One of his main contentions was that Joyner made her complaints to the school board because of her friendship with John DeStefano Jr., who was mayor at the time.
“I had no evidence that this was the case and regret bringing Mayor DeStefano into his matter at all,” Carolina wrote.
Carolina got a three-day suspension as a result of the probe, a punishment that was upheld by a labor arbitrator.
The arbitrator, Peter Adomeit, however, said Joyner’s charges were “often wrong” and that many of her allegations “were not substantiated.”
Hillhouse Assistant Principal John Nguyen and Riverside Principal Wanda Gibbs also were issued two-day suspensions by then-Superintendent of Schools Reginald Mayo.
There were various explanations answering the complaints brought by Joyner.
For instance, changes on some grades were authorized by teachers because of a faulty computer system, while Carolina’s decision to not mandate 160 days of attendance was within his purview and it was not applied exclusively to student-athletes, according to the arbitrator.
Adomeit also ruled that when Carolina allowed a student to graduate without documentation that she had completed community service, the principal was personally familiar with the case to allow this.

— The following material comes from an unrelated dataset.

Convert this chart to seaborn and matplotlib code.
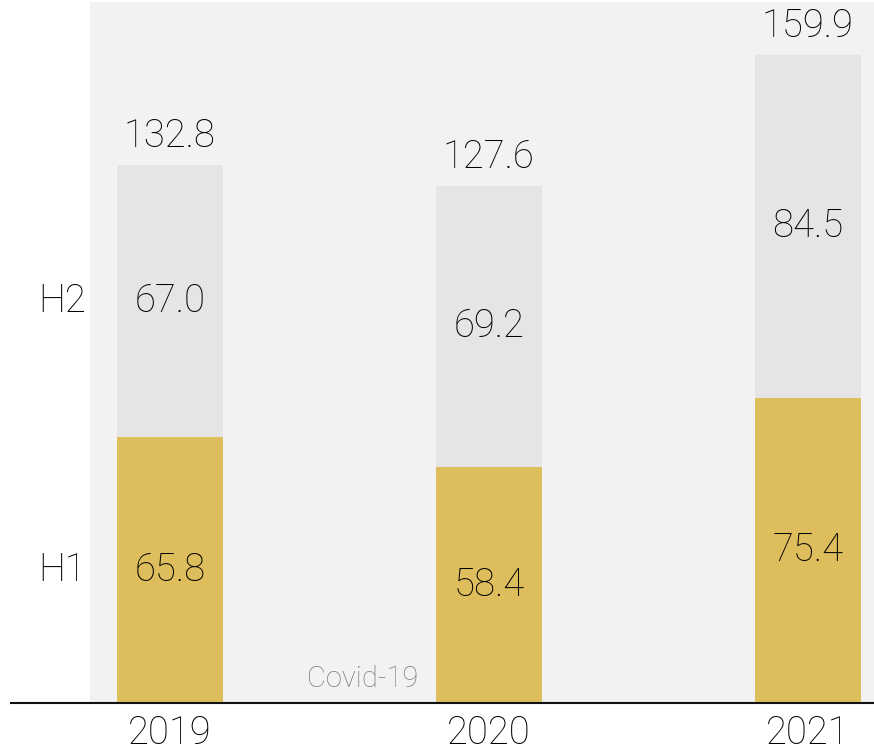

The issue for Carolina, according to the arbitrator, concerned allowing two English courses taken by two Hillhouse football players to be marked as college courses, rather than summer courses.
The changes were made by Hillhouse teacher Ed Scarpa at the request of Hillhouse coach Tom Dyer, while Carolina and Dyer watched, according to the arbitrator.
The arbitrator found that the changes were made for the purpose of NCAA eligibility for the two students who were Division 1 prospects. They originally had received Ds in English I and English II, but got either As or A-pluses when they took the courses again in the summer at Riverside Academy.
“Mr. Carolina’s explanation that he was simply authorizing what his subordinates had told him was the practice and had no intent to make the transcript look better for the NCAA is not, in light of the contrary evidence, subject to being accepted. They were all up to something. They were making the transcript look better for the NCAA. Coach Dyer credibly said that (he) told the grievant (Carolina) that this indeed was the purpose,” Adomeit wrote.
After the arbitrator’s ruling came out this summer, Carolina continued to maintain that he did nothing wrong, that the master list of courses does not make a distinction for a summer course and marking it as such would give the NCAA the wrong impression.
He could not be reached for comment on Wednesday.
Garrison said they settled and agreed to the apology, rather than going to court, because restoring her reputation was Joyner’s main concern and a court cannot order an apology.
“One thing that a jury cannot do is order an apology. The completeness of the apology was very important to Mrs. Joyner,” Garrison said.